▶ _Task statement_
Include the line containing "import plotly.graph_objects as go" and all lines before it, repeated exactly from the listing below, without pictures.

────

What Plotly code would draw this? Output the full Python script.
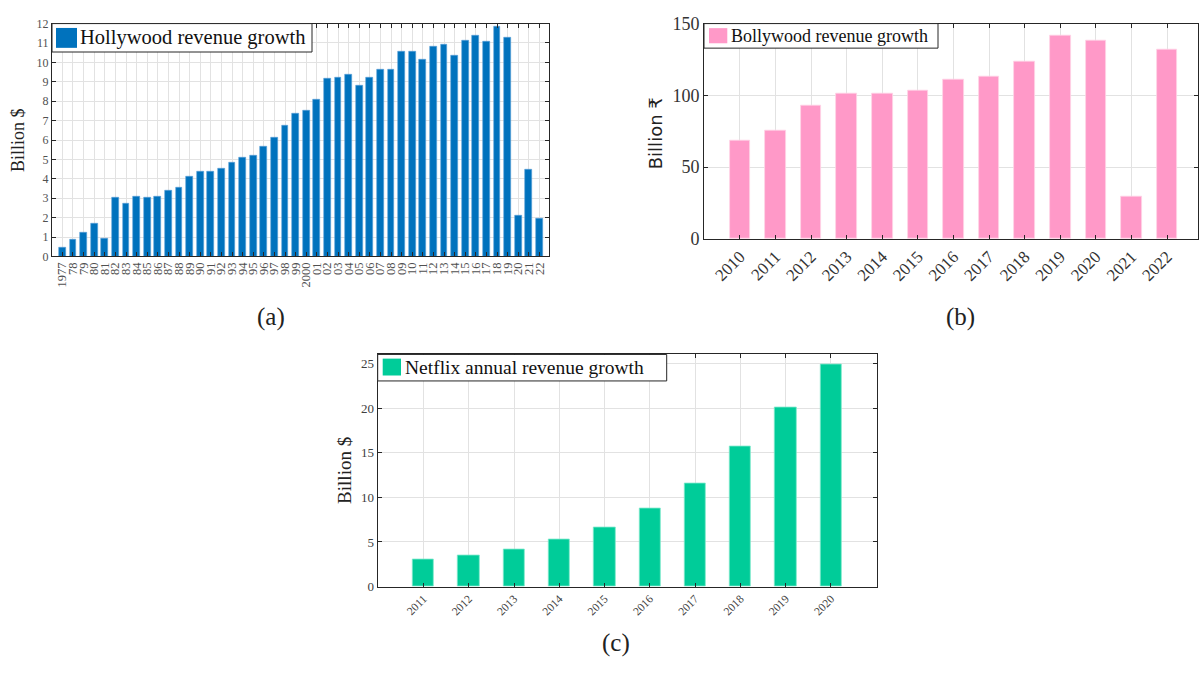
import plotly.graph_objects as go

# ---------------- data ----------------
hollywood_years = ["1977", "78", "79", "80", "81", "82", "83", "84", "85", "86", "87", "88", "89",
                   "90", "91", "92", "93", "94", "95", "96", "97", "98", "99", "2000", "01", "02",
                   "03", "04", "05", "06", "07", "08", "09", "10", "11", "12", "13", "14", "15",
                   "16", "17", "18", "19", "20", "21", "22"]
hollywood_revenue = [0.45, 0.85, 1.25, 1.67, 0.92, 3.02, 2.75, 3.1, 3.05, 3.1, 3.4, 3.55, 4.1,
                     4.35, 4.35, 4.55, 4.85, 5.1, 5.2, 5.65, 6.15, 6.73, 7.37, 7.5, 8.1, 9.15,
                     9.2, 9.35, 8.83, 9.2, 9.63, 9.62, 10.58, 10.55, 10.15, 10.8, 10.92, 10.35,
                     11.1, 11.37, 11.05, 11.87, 11.3, 2.12, 4.5, 1.93]

bollywood_years = ["2010", "2011", "2012", "2013", "2014", "2015", "2016", "2017", "2018",
                   "2019", "2020", "2021", "2022"]
bollywood_revenue = [68.3, 75.5, 92.8, 101.5, 101.0, 103.4, 111.3, 113.3, 123.3, 141.3,
                     138.0, 29.4, 132.2]

netflix_years = ["2011", "2012", "2013", "2014", "2015", "2016", "2017", "2018", "2019", "2020"]
netflix_revenue = [3.0, 3.44, 4.2, 5.33, 6.63, 8.77, 11.56, 15.65, 20.07, 24.86]

hollywood_y_ticks = list(range(0, 13))
bollywood_y_ticks = [0, 50, 100, 150]
netflix_y_ticks = [0, 5, 10, 15, 20, 25]

# ---------------- style ----------------
W, H = 1203, 673
SERIF = "Liberation Serif, DejaVu Serif, serif"
SANS = "DejaVu Sans, Liberation Sans, sans-serif"
AX = "#262626"
GRID = "#e2e2e2"
BLUE = "#0072BD"
PINK = "#FF99C8"
GREEN = "#00CC99"


def px(x):
    return x / W


def py(y):
    return 1 - y / H


fig = go.Figure()
fig.add_trace(go.Bar(x=hollywood_years, y=hollywood_revenue, xaxis="x", yaxis="y",
                     marker=dict(color=BLUE, line=dict(color="#5aa0d8", width=0.6)),
                     width=0.64, showlegend=False))
fig.add_trace(go.Bar(x=bollywood_years, y=bollywood_revenue, xaxis="x2", yaxis="y2",
                     marker=dict(color=PINK, line=dict(color="#ffd3e6", width=0.8)),
                     width=0.58, showlegend=False))
fig.add_trace(go.Bar(x=netflix_years, y=netflix_revenue, xaxis="x3", yaxis="y3",
                     marker=dict(color=GREEN, line=dict(color="#7fe8cc", width=0.8)),
                     width=0.47, showlegend=False))


def xax(domain, anchor, rng, cats, angle, size, color):
    return dict(domain=domain, anchor=anchor, type="category", range=rng,
                tickmode="array", tickvals=cats, ticktext=cats,
                showgrid=True, gridcolor=GRID, gridwidth=1,
                showline=True, linecolor=AX, linewidth=1, mirror="ticks",
                ticks="inside", ticklen=4, tickcolor=AX, tickwidth=1,
                tickangle=angle, tickfont=dict(family=SERIF, size=size, color=color),
                zeroline=False, fixedrange=True)


def yax(domain, anchor, rng, tickvals, size, color):
    return dict(domain=domain, anchor=anchor, range=rng, tickvals=tickvals,
                showgrid=True, gridcolor=GRID, gridwidth=1,
                showline=True, linecolor=AX, linewidth=1, mirror="ticks",
                ticks="inside", ticklen=4, tickcolor=AX, tickwidth=1,
                tickfont=dict(family=SERIF, size=size, color=color),
                zeroline=False, fixedrange=True)


layout = dict(
    width=W, height=H, margin=dict(l=0, r=0, t=0, b=0), autosize=False,
    paper_bgcolor="white", plot_bgcolor="white", bargap=0,
    xaxis=xax([px(52), px(549)], "y", [-0.98, 45.9], hollywood_years, -90, 12.5, "#505050"),
    yaxis=yax([py(254), py(14)], "x", [0, 12], hollywood_y_ticks, 12, "#505050"),
    xaxis2=xax([px(704), px(1198)], "y2", [-1.01, 12.87], bollywood_years, -45, 17, "#333333"),
    yaxis2=yax([py(236), py(14)], "x2", [0, 150], bollywood_y_ticks, 18, "#333333"),
    xaxis3=xax([px(377.7), px(876.7)], "y3", [-1.01, 10.01], netflix_years, -45, 11.5, "#404040"),
    yaxis3=yax([py(594.3), py(355)], "x3", [0, 26], netflix_y_ticks, 13, "#404040"),
)
fig.update_layout(**layout)

shapes = []
annotations = []


def legend(box, swatch, color, text, tx, size):
    x0, y0, x1, y1 = box
    shapes.append(dict(type="rect", xref="paper", yref="paper", x0=px(x0), x1=px(x1),
                       y0=py(y1), y1=py(y0), fillcolor="white",
                       line=dict(color=AX, width=1), layer="above"))
    sx0, sy0, sx1, sy1 = swatch
    shapes.append(dict(type="rect", xref="paper", yref="paper", x0=px(sx0), x1=px(sx1),
                       y0=py(sy1), y1=py(sy0), fillcolor=color, line=dict(width=0),
                       layer="above"))
    annotations.append(dict(xref="paper", yref="paper", x=px(tx), y=py((y0 + y1) / 2),
                            xanchor="left", yanchor="middle", showarrow=False, text=text,
                            font=dict(family=SERIF, size=size, color="#111111")))


legend((52, 14, 312, 43.3), (56, 18.5, 77, 39), BLUE, "Hollywood revenue growth", 77.5, 20.5)
legend((704, 14, 938, 39.3), (709, 18.7, 727.3, 34.3), PINK, "Bollywood revenue growth", 729, 18)
legend((377.7, 355, 666.7, 382.3), (382.7, 359.3, 401, 376.7), GREEN,
       "Netflix annual revenue growth", 402.5, 19.5)


def label(x, y, text, family, size, angle=0):
    annotations.append(dict(xref="paper", yref="paper", x=px(x), y=py(y), xanchor="center",
                            yanchor="middle", showarrow=False, text=text, textangle=angle,
                            font=dict(family=family, size=size, color="#222222")))


label(18, 134, "Billion $", SERIF, 18, -90)
label(655, 127, "Billion ₹", SANS, 18, -90)
label(345, 475, "Billion $", SERIF, 19, -90)
label(271, 316, "(a)", SERIF, 25)
label(961, 316, "(b)", SERIF, 25)
label(616, 652, "(c)", SERIF, 25)

fig.update_layout(shapes=shapes, annotations=annotations)
fig.write_html(
    "out.html",
    config={"displayModeBar": False, "responsive": False},
    post_script=(
        "document.documentElement.style.margin='0';"
        "document.documentElement.style.overflow='hidden';"
        "document.body.style.margin='0';"
        "document.body.style.padding='0';"
        "document.body.style.overflow='hidden';"
        "var d=document.getElementById('{plot_id}');"
        "d.style.position='fixed';d.style.left='0px';d.style.top='0px';"
    ),
)
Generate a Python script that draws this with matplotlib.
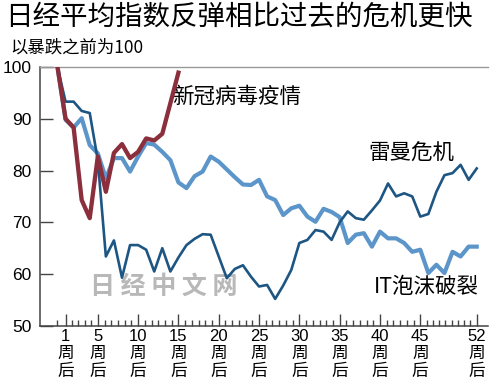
import numpy as np
import matplotlib
matplotlib.use('Agg')
import matplotlib.pyplot as plt

plt.rcParams['font.family'] = ['Liberation Sans', 'Noto Sans CJK SC', 'DejaVu Sans']

# 以暴跌之前为100, 每周数据
covid = [100, 90.0, 88.3, 74.3, 70.8, 82.7, 75.9, 83.4, 85.1, 82.4, 83.6, 86.2,
         85.8, 87.1, 93.0, 98.9]
lehman = [100, 93.3, 93.3, 91.5, 91.1, 82.0, 63.4, 66.5, 59.3, 65.6, 65.6, 64.7,
          60.5, 65.0, 60.5, 63.2, 65.6, 66.8, 67.7, 67.6, 63.4, 59.2, 61.0, 61.7,
          59.5, 57.6, 57.9, 55.2, 57.8, 60.8, 66.0, 66.6, 68.5, 68.2, 66.6, 70.0,
          72.1, 70.8, 70.5, 72.3, 74.2, 77.5, 75.0, 75.6, 75.0, 71.1, 71.6, 75.9,
          79.1, 79.5, 81.1, 78.2, 80.4]
it_bubble = [100, 89.8, 88.3, 90.1, 84.9, 83.3, 78.5, 82.4, 82.4, 79.8, 82.7, 85.3,
             85.0, 83.6, 82.0, 77.7, 76.6, 78.9, 79.8, 82.7, 81.7, 80.2, 78.7, 77.3,
             77.2, 78.2, 75.0, 74.3, 71.4, 72.7, 73.2, 71.1, 70.1, 72.6, 72.0, 71.0,
             66.0, 67.6, 67.9, 65.3, 68.2, 66.9, 66.9, 66.0, 64.3, 64.7, 60.2, 61.8,
             60.2, 64.3, 63.4, 65.3, 65.3]
major_weeks = [1, 5, 10, 15, 20, 25, 30, 35, 40, 45, 52]
y_ticks = [50, 60, 70, 80, 90, 100]

RED = '#8b2f3c'
DARK = '#1d5583'
LIGHT = '#5b95c9'

fig = plt.figure(figsize=(5.0, 3.87), dpi=100)
ax = fig.add_axes([0.08, 0.158, 0.896, 0.669])

ax.plot(range(len(it_bubble)), it_bubble, color=LIGHT, lw=3.0, solid_joinstyle='round', zorder=2)
ax.plot(range(len(lehman)), lehman, color=DARK, lw=1.9, solid_joinstyle='round', zorder=3)
ax.plot(range(len(covid)), covid, color=RED, lw=3.1, solid_joinstyle='round', zorder=4)

ax.set_xlim(-2.17, 53.4)
ax.set_ylim(50, 100)

# 刻度
ax.set_yticks(y_ticks)
ax.set_yticklabels([str(v) for v in y_ticks], fontsize=12.5)
ax.set_xticks(major_weeks)
ax.set_xticklabels([f'{w}\n周\n后' for w in major_weeks], fontsize=12, linespacing=1.22)
minor = [0]
for a, b in zip(major_weeks[:-1], major_weeks[1:]):
    n = int(round((b - a) / 0.8))
    minor += list(np.linspace(a, b, n + 1)[1:-1])
ax.set_xticks(minor, minor=True)
ax.tick_params(axis='y', direction='in', length=9, width=1, color='#444', pad=6)
ax.tick_params(axis='x', which='major', direction='in', length=9, width=1, color='#444', pad=2)
ax.tick_params(axis='x', which='minor', direction='in', length=4.5, width=1, color='#444')

for s in ['left', 'bottom']:
    ax.spines[s].set_color('#444')
    ax.spines[s].set_linewidth(1.1)
ax.spines['right'].set_visible(False)
ax.spines['top'].set_color('#999')
ax.spines['top'].set_linewidth(1.0)

# 标注
ax.text(14.2, 94.2, '新冠病毒疫情', fontsize=15.5, family=['Noto Sans CJK SC'], va='center')
ax.text(38.5, 83.3, '雷曼危机', fontsize=15.5, family=['Noto Sans CJK SC'], va='center')
ax.text(39.3, 57.5, 'IT泡沫破裂', fontsize=15.5, family=['Noto Sans CJK SC'], va='center')
ax.text(4.0, 57.5, '日 经 中 文 网', fontsize=18, family=['Noto Sans CJK SC'], va='center',
        color='#a0a0a0', alpha=0.75, fontweight='bold', zorder=1)

fig.text(0.01, 0.955, '日经平均指数反弹相比过去的危机更快', fontsize=19.8,
         family=['Noto Sans CJK SC'], va='center')
fig.text(0.02, 0.877, '以暴跌之前为100', fontsize=12.5,
         family=['Noto Sans CJK SC'], va='center')

fig.savefig('out.png', dpi=100)
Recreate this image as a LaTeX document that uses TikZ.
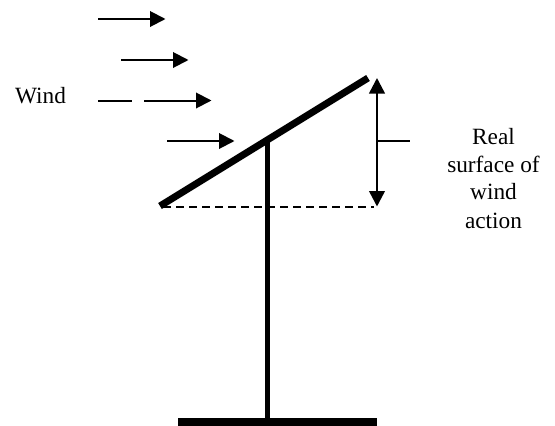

────

▶ _The completed task_
What Plotly code would draw this? Output the full Python script.
import plotly.graph_objects as go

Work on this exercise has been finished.